- **TO BE DONE**:
Below is a block of records: output all of them exactly and leave out the pictures.

[Stored data]
○ ○ ○ ○ ○

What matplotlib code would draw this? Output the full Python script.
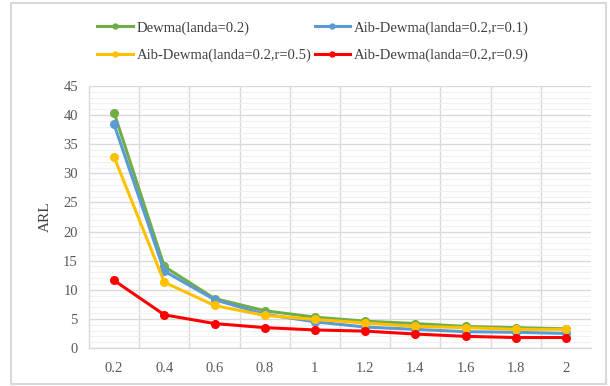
import matplotlib

matplotlib.use("Agg")
import matplotlib.pyplot as plt
from matplotlib.patches import Rectangle
from matplotlib.ticker import MultipleLocator
import numpy as np

shifts = ["0.2", "0.4", "0.6", "0.8", "1", "1.2", "1.4", "1.6", "1.8", "2"]
dewma = [40.4, 14.0, 8.5, 6.4, 5.3, 4.6, 4.2, 3.7, 3.5, 3.3]
aib_r01 = [38.4, 13.2, 8.3, 5.8, 4.5, 3.6, 3.2, 2.8, 2.7, 2.5]
aib_r05 = [32.8, 11.3, 7.3, 5.6, 4.9, 4.3, 3.7, 3.5, 3.2, 3.2]
aib_r09 = [11.6, 5.7, 4.2, 3.5, 3.1, 2.9, 2.4, 2.0, 1.8, 1.8]

series = [
    ("Dewma(landa=0.2)", dewma, "#70AD47"),
    ("Aib-Dewma(landa=0.2,r=0.1)", aib_r01, "#5B9BD5"),
    ("Aib-Dewma(landa=0.2,r=0.5)", aib_r05, "#FFC000"),
    ("Aib-Dewma(landa=0.2,r=0.9)", aib_r09, "#FF0000"),
]

plt.rcParams["font.family"] = ["Liberation Serif", "DejaVu Serif"]

fig = plt.figure(figsize=(6.1, 3.86), dpi=100)
fig.patches.append(Rectangle((11 / 610, 2 / 386), 595 / 610, 381 / 386,
                             transform=fig.transFigure, fill=False,
                             edgecolor="#D9D9D9", linewidth=1.5))

ax = fig.add_axes([89 / 610, 1 - 348 / 386, 502 / 610, 262 / 386])
x = np.arange(len(shifts))
handles = []
for label, vals, color in series:
    (h,) = ax.plot(x, vals, color=color, linewidth=2.2, marker="o",
                   markersize=5.5, label=label, zorder=3)
    handles.append(h)

ax.set_xlim(-0.5, len(shifts) - 0.5)
ax.set_ylim(0, 45)
ax.set_xticks(x)
ax.set_xticklabels(shifts)
ax.yaxis.set_major_locator(MultipleLocator(5))
ax.yaxis.set_minor_locator(MultipleLocator(1))
ax.set_xticks(x[:-1] + 0.5, minor=True)

ax.grid(axis="y", which="major", color="#D9D9D9", linewidth=1.0)
ax.grid(axis="y", which="minor", color="#F0F0F0", linewidth=0.8)
ax.grid(axis="x", which="minor", color="#D9D9D9", linewidth=1.0)
ax.set_axisbelow(True)
for side in ["top", "right"]:
    ax.spines[side].set_visible(False)
for side in ["left", "bottom"]:
    ax.spines[side].set_color("#D9D9D9")
    ax.spines[side].set_linewidth(1.0)

ax.tick_params(which="both", length=0, labelsize=10.5, labelcolor="#595959")
ax.tick_params(axis="x", pad=10)
ax.tick_params(axis="y", pad=8)
ax.set_ylabel("ARL", fontsize=11, color="#404040", labelpad=8)

# legend fills column-wise, so interleave to get row-wise order
fig.legend(handles=[handles[0], handles[2], handles[1], handles[3]],
           loc="upper left", bbox_to_anchor=(84 / 610, 1 - 8 / 386),
           ncol=2, frameon=False, fontsize=10.5, handlelength=2.45,
           handletextpad=0.27, columnspacing=0.2, labelspacing=0.98,
           markerscale=0.65, labelcolor="#404040")

fig.savefig("out.png", dpi=100)
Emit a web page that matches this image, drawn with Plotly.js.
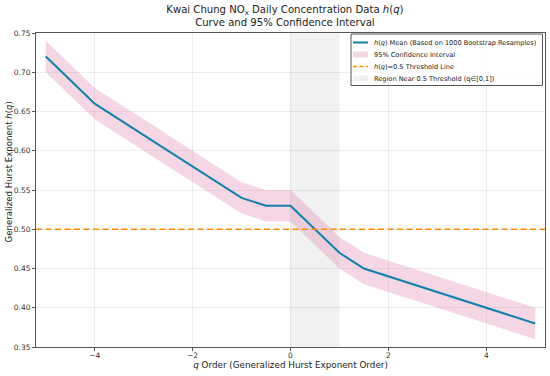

○ ○ ○ ○ ○

- **WRITTEN ANSWER**:
What matplotlib code would draw this? Output the full Python script.
import matplotlib

matplotlib.use("Agg")
import matplotlib.pyplot as plt
from matplotlib.patches import Rectangle
from matplotlib.ticker import MultipleLocator
import numpy as np

shifts = ["0.2", "0.4", "0.6", "0.8", "1", "1.2", "1.4", "1.6", "1.8", "2"]
dewma = [40.4, 14.0, 8.5, 6.4, 5.3, 4.6, 4.2, 3.7, 3.5, 3.3]
aib_r01 = [38.4, 13.2, 8.3, 5.8, 4.5, 3.6, 3.2, 2.8, 2.7, 2.5]
aib_r05 = [32.8, 11.3, 7.3, 5.6, 4.9, 4.3, 3.7, 3.5, 3.2, 3.2]
aib_r09 = [11.6, 5.7, 4.2, 3.5, 3.1, 2.9, 2.4, 2.0, 1.8, 1.8]

series = [
    ("Dewma(landa=0.2)", dewma, "#70AD47"),
    ("Aib-Dewma(landa=0.2,r=0.1)", aib_r01, "#5B9BD5"),
    ("Aib-Dewma(landa=0.2,r=0.5)", aib_r05, "#FFC000"),
    ("Aib-Dewma(landa=0.2,r=0.9)", aib_r09, "#FF0000"),
]

plt.rcParams["font.family"] = ["Liberation Serif", "DejaVu Serif"]

fig = plt.figure(figsize=(6.1, 3.86), dpi=100)
fig.patches.append(Rectangle((11 / 610, 2 / 386), 595 / 610, 381 / 386,
                             transform=fig.transFigure, fill=False,
                             edgecolor="#D9D9D9", linewidth=1.5))

ax = fig.add_axes([89 / 610, 1 - 348 / 386, 502 / 610, 262 / 386])
x = np.arange(len(shifts))
handles = []
for label, vals, color in series:
    (h,) = ax.plot(x, vals, color=color, linewidth=2.2, marker="o",
                   markersize=5.5, label=label, zorder=3)
    handles.append(h)

ax.set_xlim(-0.5, len(shifts) - 0.5)
ax.set_ylim(0, 45)
ax.set_xticks(x)
ax.set_xticklabels(shifts)
ax.yaxis.set_major_locator(MultipleLocator(5))
ax.yaxis.set_minor_locator(MultipleLocator(1))
ax.set_xticks(x[:-1] + 0.5, minor=True)

ax.grid(axis="y", which="major", color="#D9D9D9", linewidth=1.0)
ax.grid(axis="y", which="minor", color="#F0F0F0", linewidth=0.8)
ax.grid(axis="x", which="minor", color="#D9D9D9", linewidth=1.0)
ax.set_axisbelow(True)
for side in ["top", "right"]:
    ax.spines[side].set_visible(False)
for side in ["left", "bottom"]:
    ax.spines[side].set_color("#D9D9D9")
    ax.spines[side].set_linewidth(1.0)

ax.tick_params(which="both", length=0, labelsize=10.5, labelcolor="#595959")
ax.tick_params(axis="x", pad=10)
ax.tick_params(axis="y", pad=8)
ax.set_ylabel("ARL", fontsize=11, color="#404040", labelpad=8)

# legend fills column-wise, so interleave to get row-wise order
fig.legend(handles=[handles[0], handles[2], handles[1], handles[3]],
           loc="upper left", bbox_to_anchor=(84 / 610, 1 - 8 / 386),
           ncol=2, frameon=False, fontsize=10.5, handlelength=2.45,
           handletextpad=0.27, columnspacing=0.2, labelspacing=0.98,
           markerscale=0.65, labelcolor="#404040")

fig.savefig("out.png", dpi=100)
Emit a web page that matches this image, drawn with Plotly.js.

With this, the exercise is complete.